Extract and list every line that contains the word "diagram".

Begin Record extracts

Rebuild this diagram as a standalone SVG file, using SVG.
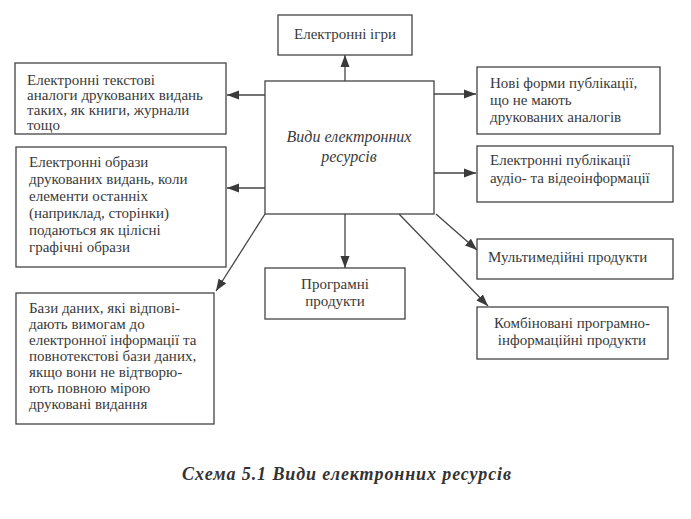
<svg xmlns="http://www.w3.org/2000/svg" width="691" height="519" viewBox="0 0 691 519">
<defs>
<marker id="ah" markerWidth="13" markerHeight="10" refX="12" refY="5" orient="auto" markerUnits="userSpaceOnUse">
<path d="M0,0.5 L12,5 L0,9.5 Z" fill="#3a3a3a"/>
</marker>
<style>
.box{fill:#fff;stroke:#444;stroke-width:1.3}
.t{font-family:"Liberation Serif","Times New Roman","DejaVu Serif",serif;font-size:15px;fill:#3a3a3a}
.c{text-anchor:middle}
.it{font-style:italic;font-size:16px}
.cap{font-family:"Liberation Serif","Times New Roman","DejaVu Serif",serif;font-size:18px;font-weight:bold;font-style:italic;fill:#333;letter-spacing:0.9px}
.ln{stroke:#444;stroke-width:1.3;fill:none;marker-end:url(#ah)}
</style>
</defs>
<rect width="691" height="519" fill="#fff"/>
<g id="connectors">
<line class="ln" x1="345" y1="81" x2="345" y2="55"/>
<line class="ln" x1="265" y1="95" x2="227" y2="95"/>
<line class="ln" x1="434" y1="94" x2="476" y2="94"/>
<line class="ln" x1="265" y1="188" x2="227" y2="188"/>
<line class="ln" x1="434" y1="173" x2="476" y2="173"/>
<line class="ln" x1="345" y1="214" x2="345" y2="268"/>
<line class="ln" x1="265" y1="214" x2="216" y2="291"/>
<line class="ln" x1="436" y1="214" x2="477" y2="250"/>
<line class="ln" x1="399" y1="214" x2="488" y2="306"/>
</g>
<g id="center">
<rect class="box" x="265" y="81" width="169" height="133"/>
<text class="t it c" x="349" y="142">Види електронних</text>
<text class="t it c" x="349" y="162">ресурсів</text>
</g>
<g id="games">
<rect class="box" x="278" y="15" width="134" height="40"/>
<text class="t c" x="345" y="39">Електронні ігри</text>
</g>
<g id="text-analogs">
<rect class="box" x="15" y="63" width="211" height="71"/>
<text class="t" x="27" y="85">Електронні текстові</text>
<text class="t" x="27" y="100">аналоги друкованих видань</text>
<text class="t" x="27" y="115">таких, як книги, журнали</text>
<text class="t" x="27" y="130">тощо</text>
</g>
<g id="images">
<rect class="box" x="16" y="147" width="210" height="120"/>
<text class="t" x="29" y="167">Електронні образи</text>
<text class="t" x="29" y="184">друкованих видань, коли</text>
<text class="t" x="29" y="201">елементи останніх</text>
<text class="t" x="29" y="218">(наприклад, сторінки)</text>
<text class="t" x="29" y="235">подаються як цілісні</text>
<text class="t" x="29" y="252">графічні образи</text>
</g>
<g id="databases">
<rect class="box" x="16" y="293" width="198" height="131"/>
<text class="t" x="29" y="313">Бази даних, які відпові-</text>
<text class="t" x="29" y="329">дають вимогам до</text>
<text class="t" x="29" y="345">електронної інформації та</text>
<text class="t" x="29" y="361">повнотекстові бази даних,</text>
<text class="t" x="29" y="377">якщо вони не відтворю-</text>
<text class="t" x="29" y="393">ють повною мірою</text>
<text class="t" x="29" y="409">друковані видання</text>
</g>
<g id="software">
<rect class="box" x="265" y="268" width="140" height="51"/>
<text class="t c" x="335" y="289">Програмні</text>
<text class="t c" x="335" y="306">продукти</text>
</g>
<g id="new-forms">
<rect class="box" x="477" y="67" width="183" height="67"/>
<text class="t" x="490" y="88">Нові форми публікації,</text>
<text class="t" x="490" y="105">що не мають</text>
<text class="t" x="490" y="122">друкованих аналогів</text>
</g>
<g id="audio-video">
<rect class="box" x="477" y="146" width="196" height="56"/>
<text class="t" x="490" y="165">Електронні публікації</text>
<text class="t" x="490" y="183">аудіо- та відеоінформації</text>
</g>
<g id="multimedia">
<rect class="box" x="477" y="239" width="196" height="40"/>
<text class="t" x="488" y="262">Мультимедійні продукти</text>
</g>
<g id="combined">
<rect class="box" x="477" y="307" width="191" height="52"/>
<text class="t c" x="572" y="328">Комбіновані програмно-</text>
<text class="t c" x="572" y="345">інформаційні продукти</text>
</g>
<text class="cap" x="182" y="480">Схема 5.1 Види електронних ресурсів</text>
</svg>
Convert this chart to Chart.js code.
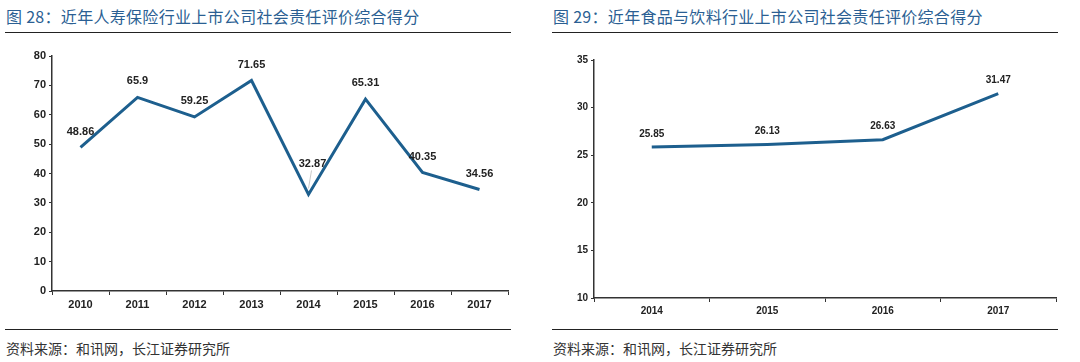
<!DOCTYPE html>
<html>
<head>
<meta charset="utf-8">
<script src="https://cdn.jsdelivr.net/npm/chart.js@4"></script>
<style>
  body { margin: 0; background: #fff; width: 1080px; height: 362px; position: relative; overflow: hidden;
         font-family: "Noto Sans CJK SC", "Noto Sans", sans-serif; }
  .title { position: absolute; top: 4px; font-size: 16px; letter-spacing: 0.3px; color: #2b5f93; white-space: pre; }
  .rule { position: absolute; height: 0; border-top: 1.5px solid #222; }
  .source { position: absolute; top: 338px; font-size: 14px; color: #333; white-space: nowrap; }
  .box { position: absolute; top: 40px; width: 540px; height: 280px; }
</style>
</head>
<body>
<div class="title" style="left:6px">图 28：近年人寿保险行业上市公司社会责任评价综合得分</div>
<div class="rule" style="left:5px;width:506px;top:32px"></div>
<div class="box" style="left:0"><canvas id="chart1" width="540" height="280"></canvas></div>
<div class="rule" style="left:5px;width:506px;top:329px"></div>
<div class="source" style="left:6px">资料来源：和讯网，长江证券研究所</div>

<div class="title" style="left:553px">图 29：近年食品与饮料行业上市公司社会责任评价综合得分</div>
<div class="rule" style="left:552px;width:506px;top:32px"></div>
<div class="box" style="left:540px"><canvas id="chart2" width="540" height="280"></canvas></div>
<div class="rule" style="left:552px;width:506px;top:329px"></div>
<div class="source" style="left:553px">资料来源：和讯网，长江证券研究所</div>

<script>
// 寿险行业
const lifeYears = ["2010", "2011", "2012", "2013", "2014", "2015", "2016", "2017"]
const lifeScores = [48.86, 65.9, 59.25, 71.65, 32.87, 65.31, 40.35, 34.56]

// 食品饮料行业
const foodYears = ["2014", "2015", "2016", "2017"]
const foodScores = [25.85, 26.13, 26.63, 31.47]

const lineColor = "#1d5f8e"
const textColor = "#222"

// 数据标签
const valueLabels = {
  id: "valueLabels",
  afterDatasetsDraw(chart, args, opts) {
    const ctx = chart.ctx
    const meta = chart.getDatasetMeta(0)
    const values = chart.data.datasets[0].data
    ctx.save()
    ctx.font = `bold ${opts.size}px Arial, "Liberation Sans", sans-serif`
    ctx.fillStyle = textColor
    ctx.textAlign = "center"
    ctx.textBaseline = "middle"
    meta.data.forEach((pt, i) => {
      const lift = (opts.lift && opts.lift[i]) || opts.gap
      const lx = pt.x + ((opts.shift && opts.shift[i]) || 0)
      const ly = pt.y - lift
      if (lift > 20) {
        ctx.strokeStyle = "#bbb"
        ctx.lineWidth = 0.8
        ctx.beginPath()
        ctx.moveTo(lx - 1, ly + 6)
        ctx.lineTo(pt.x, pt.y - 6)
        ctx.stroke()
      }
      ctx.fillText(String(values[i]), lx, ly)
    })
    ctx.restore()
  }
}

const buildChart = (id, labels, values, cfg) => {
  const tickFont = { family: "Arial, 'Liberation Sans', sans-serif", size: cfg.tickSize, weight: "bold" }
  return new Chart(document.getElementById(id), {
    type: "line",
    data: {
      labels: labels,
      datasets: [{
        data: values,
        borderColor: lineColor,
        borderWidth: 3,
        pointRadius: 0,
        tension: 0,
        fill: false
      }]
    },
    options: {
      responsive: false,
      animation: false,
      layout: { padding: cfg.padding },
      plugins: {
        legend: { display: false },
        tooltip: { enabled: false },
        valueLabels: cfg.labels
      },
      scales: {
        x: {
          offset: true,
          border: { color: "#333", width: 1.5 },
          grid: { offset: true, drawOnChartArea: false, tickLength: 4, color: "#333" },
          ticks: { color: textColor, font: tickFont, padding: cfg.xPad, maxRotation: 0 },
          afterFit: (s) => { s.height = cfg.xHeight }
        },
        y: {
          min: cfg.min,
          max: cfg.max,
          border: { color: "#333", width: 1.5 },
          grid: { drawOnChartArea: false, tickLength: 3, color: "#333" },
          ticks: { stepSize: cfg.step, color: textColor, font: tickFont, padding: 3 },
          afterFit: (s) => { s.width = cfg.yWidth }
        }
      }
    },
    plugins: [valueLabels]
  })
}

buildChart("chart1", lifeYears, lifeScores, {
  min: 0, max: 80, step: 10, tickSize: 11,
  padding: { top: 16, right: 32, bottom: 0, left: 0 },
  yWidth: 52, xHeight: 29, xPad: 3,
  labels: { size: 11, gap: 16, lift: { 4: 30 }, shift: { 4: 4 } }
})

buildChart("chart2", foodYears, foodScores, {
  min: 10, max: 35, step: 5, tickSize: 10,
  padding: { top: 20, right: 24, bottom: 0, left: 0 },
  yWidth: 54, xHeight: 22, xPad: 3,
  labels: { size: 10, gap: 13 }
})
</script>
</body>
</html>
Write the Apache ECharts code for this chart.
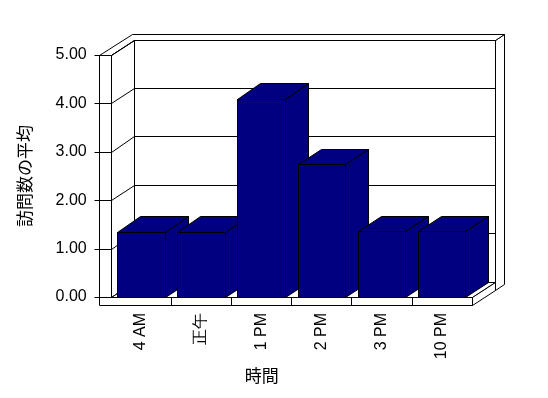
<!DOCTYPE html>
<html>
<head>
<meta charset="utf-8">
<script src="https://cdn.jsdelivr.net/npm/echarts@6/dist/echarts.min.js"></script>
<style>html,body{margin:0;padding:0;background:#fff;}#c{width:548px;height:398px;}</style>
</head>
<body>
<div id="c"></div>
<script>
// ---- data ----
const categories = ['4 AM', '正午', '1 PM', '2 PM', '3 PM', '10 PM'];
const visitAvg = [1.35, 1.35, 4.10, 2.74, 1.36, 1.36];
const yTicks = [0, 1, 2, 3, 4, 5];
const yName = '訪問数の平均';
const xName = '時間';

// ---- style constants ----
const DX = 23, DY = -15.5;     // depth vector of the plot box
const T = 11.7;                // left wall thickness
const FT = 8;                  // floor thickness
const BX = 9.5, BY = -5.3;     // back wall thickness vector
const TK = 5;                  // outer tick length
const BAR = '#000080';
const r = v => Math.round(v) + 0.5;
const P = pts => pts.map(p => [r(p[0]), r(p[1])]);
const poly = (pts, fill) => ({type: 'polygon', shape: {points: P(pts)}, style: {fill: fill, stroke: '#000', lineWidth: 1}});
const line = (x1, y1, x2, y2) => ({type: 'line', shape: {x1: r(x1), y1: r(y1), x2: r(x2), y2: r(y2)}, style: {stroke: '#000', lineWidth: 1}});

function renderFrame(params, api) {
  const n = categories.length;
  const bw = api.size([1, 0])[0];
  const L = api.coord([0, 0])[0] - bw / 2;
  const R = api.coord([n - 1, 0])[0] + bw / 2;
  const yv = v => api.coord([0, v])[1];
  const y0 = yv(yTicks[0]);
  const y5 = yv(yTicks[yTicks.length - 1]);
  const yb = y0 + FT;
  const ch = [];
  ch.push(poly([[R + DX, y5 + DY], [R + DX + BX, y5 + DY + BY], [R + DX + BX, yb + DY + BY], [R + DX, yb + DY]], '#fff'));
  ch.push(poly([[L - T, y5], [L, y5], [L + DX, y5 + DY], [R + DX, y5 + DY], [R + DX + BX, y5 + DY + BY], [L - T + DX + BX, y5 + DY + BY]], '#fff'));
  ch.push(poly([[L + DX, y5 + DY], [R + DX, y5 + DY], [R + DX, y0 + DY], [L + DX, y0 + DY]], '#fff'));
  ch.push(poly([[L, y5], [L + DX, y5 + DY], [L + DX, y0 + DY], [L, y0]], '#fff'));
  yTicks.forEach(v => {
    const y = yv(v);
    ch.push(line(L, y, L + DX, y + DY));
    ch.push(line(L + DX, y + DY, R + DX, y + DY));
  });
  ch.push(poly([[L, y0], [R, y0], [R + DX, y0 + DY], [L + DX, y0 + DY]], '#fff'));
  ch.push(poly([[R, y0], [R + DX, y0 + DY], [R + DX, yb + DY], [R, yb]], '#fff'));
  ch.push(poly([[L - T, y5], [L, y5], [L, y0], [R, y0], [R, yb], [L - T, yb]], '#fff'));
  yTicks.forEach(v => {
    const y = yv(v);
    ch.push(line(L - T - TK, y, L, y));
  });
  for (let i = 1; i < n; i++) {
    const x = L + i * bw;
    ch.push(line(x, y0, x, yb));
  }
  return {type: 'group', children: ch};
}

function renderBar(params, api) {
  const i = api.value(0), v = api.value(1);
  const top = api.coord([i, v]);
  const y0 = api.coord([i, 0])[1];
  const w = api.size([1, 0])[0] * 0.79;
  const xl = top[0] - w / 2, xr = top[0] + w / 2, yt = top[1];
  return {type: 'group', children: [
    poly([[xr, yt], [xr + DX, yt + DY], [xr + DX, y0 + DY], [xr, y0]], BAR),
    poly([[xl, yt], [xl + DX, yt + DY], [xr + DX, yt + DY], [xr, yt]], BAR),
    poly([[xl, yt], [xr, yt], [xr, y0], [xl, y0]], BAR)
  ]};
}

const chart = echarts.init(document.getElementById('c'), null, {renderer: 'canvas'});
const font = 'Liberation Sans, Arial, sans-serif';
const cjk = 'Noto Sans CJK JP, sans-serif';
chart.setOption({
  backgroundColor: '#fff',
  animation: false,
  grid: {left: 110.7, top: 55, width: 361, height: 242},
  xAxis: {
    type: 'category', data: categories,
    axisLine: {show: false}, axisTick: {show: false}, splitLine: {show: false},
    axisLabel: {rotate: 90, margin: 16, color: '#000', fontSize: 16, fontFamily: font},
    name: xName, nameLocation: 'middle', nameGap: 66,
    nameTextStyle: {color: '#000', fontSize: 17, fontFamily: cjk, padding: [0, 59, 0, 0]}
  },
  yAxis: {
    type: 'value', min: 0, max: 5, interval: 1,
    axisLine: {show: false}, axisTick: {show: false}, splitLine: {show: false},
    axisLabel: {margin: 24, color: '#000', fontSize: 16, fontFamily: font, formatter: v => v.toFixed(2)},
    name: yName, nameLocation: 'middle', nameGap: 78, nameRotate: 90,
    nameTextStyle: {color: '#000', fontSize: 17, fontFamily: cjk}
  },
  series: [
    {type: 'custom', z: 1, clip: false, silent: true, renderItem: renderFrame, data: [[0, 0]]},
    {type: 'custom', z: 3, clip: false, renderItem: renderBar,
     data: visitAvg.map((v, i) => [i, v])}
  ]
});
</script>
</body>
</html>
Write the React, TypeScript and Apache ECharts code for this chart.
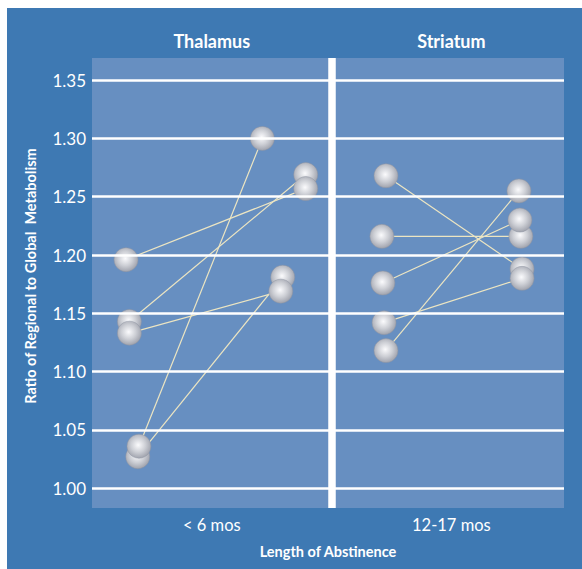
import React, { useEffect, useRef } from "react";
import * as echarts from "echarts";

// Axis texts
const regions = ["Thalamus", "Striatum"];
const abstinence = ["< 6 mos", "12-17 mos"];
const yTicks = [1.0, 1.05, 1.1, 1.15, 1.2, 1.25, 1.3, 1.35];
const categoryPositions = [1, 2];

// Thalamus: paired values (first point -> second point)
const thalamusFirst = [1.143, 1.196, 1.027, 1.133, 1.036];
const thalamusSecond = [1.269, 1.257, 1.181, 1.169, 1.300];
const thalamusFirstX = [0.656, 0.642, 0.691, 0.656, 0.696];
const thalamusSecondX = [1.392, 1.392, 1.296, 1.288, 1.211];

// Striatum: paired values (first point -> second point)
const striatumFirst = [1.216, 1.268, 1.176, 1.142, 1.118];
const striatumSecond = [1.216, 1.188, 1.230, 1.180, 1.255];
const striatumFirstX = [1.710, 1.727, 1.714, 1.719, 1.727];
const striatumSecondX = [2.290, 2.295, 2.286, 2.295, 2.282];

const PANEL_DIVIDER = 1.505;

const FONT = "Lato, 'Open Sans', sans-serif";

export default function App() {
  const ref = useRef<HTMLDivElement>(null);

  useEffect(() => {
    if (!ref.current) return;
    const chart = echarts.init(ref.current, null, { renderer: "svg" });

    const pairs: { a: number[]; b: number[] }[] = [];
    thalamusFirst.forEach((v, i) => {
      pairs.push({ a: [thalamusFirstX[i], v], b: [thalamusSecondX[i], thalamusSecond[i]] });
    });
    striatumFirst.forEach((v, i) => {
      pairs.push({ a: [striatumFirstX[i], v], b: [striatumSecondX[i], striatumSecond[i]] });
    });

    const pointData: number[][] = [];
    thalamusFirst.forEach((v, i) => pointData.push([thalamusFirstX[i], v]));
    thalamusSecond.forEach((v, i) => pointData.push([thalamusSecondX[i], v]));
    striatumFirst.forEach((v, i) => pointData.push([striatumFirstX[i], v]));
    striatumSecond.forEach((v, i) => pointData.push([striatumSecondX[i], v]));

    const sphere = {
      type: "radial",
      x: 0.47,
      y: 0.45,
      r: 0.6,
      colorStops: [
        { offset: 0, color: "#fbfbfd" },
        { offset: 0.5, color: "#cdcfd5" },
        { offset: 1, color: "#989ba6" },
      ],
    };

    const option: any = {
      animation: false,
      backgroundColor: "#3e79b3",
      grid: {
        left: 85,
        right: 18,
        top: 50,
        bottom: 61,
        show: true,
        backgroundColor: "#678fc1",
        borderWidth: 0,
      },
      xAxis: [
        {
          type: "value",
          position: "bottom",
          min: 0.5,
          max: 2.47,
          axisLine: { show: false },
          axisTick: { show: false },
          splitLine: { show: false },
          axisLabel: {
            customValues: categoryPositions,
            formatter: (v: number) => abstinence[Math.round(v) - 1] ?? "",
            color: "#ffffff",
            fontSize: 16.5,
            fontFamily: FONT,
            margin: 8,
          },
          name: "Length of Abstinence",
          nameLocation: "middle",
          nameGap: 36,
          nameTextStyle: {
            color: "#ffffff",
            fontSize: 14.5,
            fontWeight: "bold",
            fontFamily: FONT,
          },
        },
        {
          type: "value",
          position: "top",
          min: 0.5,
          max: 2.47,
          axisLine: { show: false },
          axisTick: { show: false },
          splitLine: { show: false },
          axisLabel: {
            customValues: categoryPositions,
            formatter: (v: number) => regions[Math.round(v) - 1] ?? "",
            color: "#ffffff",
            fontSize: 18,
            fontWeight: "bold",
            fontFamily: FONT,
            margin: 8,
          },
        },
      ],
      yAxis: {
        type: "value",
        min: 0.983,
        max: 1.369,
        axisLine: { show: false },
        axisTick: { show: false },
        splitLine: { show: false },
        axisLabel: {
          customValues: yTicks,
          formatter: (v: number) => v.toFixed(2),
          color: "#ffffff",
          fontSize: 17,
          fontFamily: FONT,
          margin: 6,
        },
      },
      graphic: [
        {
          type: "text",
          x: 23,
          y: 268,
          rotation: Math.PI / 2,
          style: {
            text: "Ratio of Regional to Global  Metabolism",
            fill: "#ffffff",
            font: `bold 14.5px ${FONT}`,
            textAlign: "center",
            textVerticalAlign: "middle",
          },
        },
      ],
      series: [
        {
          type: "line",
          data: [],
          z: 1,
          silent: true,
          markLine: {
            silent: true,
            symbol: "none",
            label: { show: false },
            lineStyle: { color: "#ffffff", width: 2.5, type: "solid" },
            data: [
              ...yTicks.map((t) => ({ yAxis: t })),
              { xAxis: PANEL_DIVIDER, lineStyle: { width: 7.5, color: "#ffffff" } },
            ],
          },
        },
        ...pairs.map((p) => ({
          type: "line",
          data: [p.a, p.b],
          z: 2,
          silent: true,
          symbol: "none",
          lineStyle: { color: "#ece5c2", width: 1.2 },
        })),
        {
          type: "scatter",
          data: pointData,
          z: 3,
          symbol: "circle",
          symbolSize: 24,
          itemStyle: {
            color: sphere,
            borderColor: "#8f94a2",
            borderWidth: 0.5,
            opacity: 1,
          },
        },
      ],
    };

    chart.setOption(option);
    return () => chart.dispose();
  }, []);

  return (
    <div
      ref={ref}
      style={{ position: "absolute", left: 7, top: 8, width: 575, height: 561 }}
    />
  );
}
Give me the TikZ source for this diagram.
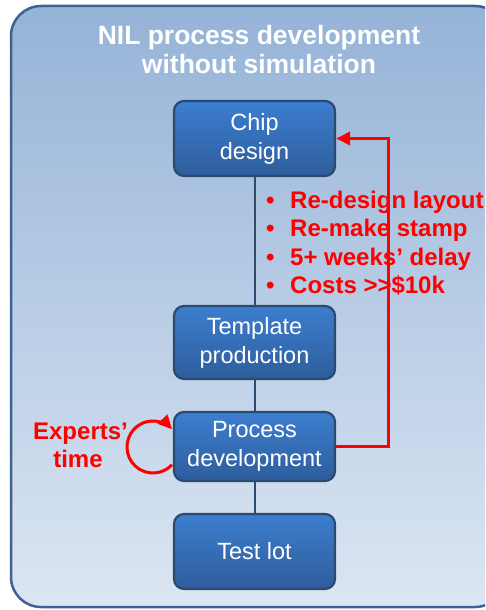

End Record extracts

_Solution to this task_:
Rebuild this diagram as a standalone SVG file, using SVG.
Give me the TikZ source for this diagram.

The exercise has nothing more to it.